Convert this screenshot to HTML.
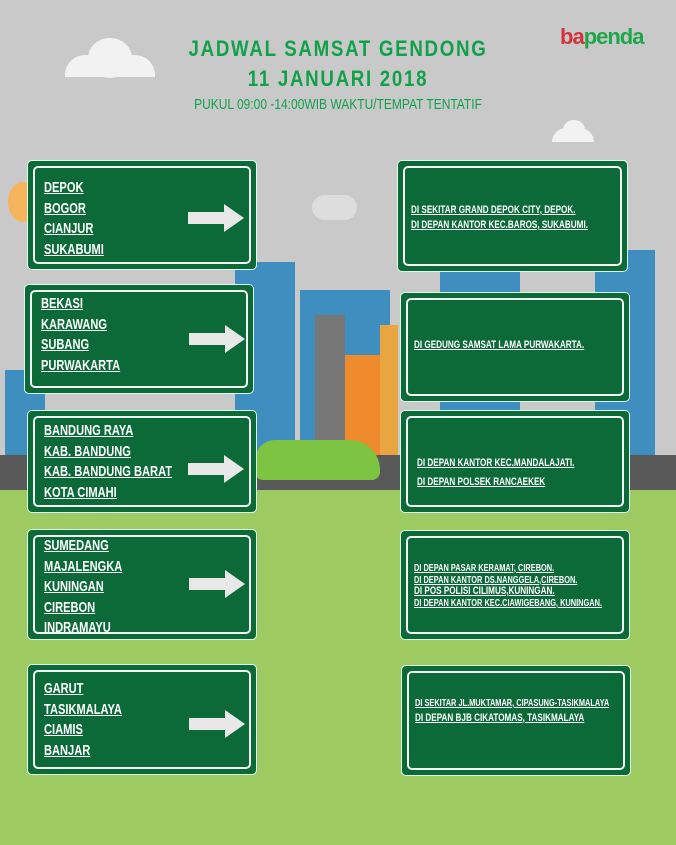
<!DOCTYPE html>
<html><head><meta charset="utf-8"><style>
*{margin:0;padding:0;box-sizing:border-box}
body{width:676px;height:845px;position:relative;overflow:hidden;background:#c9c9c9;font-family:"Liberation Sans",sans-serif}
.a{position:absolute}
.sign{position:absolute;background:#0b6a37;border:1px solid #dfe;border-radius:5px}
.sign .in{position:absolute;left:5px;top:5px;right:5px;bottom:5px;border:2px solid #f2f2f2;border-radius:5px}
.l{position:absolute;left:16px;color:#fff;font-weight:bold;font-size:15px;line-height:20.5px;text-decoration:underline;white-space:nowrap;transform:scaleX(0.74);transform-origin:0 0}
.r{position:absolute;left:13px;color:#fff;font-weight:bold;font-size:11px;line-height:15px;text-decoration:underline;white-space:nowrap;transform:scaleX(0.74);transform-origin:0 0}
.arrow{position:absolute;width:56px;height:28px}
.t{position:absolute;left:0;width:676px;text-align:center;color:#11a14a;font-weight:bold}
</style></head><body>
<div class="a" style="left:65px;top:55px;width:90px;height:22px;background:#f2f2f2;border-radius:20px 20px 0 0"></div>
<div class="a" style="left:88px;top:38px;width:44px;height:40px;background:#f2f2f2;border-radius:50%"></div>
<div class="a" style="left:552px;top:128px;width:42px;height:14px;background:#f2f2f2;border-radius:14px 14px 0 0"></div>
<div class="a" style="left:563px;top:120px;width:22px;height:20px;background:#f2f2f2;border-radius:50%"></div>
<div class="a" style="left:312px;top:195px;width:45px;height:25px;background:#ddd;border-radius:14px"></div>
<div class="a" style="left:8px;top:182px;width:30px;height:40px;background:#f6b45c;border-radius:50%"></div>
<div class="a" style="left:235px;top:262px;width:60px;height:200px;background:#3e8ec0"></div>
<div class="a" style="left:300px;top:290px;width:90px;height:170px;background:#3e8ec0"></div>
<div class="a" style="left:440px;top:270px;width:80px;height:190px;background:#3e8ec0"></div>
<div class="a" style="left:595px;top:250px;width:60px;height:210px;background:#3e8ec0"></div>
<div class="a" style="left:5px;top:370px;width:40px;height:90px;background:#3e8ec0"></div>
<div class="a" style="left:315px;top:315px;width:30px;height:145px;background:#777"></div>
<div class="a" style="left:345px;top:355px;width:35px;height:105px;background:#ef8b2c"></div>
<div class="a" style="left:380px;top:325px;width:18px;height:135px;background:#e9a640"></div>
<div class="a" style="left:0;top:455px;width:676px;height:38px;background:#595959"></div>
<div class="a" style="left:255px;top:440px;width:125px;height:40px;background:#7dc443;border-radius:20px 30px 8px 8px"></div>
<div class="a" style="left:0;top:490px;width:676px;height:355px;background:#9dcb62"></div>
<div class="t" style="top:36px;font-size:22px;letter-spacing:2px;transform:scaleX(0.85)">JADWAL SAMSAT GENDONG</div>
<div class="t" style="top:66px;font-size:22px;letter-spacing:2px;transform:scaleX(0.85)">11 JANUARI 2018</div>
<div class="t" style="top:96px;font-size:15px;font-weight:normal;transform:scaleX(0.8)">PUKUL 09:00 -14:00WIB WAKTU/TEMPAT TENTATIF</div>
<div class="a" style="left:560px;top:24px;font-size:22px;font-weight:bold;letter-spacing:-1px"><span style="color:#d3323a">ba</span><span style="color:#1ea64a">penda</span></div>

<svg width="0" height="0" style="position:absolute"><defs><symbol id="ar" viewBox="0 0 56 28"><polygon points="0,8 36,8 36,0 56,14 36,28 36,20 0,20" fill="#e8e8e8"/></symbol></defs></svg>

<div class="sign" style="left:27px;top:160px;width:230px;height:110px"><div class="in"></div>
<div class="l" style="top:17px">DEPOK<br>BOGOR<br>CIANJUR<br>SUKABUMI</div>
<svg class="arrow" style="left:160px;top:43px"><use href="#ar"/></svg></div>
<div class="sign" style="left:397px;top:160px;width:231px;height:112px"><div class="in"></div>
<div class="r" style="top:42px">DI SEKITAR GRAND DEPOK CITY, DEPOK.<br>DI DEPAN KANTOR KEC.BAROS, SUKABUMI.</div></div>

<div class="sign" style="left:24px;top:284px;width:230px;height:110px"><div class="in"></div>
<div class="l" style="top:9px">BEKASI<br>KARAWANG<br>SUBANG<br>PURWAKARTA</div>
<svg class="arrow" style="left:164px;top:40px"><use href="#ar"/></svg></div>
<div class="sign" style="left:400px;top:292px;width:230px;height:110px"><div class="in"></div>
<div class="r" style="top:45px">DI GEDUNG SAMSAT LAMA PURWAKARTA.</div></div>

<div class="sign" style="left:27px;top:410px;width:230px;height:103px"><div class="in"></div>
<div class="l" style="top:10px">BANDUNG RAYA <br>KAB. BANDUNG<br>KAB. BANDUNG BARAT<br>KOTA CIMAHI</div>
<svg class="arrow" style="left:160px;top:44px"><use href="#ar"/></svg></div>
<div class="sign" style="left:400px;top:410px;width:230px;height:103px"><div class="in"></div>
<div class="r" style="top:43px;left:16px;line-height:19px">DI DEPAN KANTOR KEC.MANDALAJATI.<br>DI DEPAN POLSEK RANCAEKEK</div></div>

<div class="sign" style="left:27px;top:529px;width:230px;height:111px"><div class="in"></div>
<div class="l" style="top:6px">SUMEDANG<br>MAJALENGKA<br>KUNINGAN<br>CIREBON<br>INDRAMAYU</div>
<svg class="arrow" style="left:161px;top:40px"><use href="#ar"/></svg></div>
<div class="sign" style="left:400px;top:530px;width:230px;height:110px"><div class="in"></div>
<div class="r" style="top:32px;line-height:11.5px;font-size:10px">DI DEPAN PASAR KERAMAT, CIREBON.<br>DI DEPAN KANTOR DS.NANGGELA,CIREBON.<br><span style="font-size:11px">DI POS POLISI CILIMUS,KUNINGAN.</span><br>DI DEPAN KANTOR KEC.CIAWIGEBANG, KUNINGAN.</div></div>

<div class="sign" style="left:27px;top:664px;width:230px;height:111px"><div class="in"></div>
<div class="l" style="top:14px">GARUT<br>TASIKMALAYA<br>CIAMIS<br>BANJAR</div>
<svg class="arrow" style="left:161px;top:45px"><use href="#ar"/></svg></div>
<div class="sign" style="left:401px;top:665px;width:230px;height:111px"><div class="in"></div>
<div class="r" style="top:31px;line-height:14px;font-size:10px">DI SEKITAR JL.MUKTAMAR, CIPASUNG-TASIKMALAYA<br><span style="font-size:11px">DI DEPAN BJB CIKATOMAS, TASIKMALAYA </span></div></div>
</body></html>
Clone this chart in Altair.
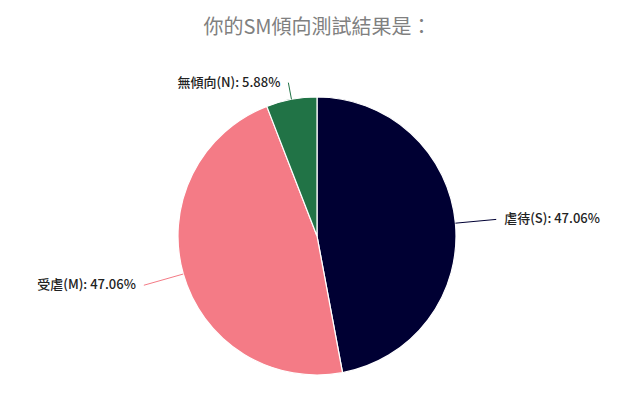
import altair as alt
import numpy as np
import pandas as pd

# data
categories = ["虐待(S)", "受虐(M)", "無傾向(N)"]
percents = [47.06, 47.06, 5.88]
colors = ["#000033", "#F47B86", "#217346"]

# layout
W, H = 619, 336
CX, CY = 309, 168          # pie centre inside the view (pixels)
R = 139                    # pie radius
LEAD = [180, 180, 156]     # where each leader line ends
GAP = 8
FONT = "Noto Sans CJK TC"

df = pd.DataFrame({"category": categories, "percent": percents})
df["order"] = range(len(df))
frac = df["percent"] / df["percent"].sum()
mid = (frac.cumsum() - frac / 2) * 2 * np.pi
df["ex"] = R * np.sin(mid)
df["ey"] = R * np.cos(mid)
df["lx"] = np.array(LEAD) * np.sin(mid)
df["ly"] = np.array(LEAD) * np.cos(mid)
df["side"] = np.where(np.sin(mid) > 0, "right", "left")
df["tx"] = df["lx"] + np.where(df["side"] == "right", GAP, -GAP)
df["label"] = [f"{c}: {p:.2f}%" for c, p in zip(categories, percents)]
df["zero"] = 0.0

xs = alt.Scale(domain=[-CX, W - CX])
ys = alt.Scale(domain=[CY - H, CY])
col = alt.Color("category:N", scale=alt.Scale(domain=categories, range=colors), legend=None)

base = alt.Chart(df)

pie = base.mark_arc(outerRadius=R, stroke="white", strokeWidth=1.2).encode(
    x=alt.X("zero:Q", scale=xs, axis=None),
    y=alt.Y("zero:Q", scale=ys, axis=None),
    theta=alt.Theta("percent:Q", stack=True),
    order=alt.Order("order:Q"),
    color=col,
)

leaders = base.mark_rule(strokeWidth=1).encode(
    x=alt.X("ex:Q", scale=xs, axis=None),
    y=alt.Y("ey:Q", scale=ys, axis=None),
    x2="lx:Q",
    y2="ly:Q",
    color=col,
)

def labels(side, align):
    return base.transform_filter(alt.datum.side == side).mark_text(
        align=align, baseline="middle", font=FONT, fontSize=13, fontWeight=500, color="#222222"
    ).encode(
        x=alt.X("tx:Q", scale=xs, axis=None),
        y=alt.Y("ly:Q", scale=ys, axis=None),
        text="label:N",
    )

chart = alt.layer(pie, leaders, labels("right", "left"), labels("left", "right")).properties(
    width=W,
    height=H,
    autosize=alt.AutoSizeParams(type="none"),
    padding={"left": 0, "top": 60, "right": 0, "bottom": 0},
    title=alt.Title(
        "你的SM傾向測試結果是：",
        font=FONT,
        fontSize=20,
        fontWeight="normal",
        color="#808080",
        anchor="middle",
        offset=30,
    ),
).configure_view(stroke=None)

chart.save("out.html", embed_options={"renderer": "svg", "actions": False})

Exercise instructions:
Gather each line from the entries above that includes the word "this".

Exercise response:
Convert this screenshot to HTML.
Clone this chart in Altair.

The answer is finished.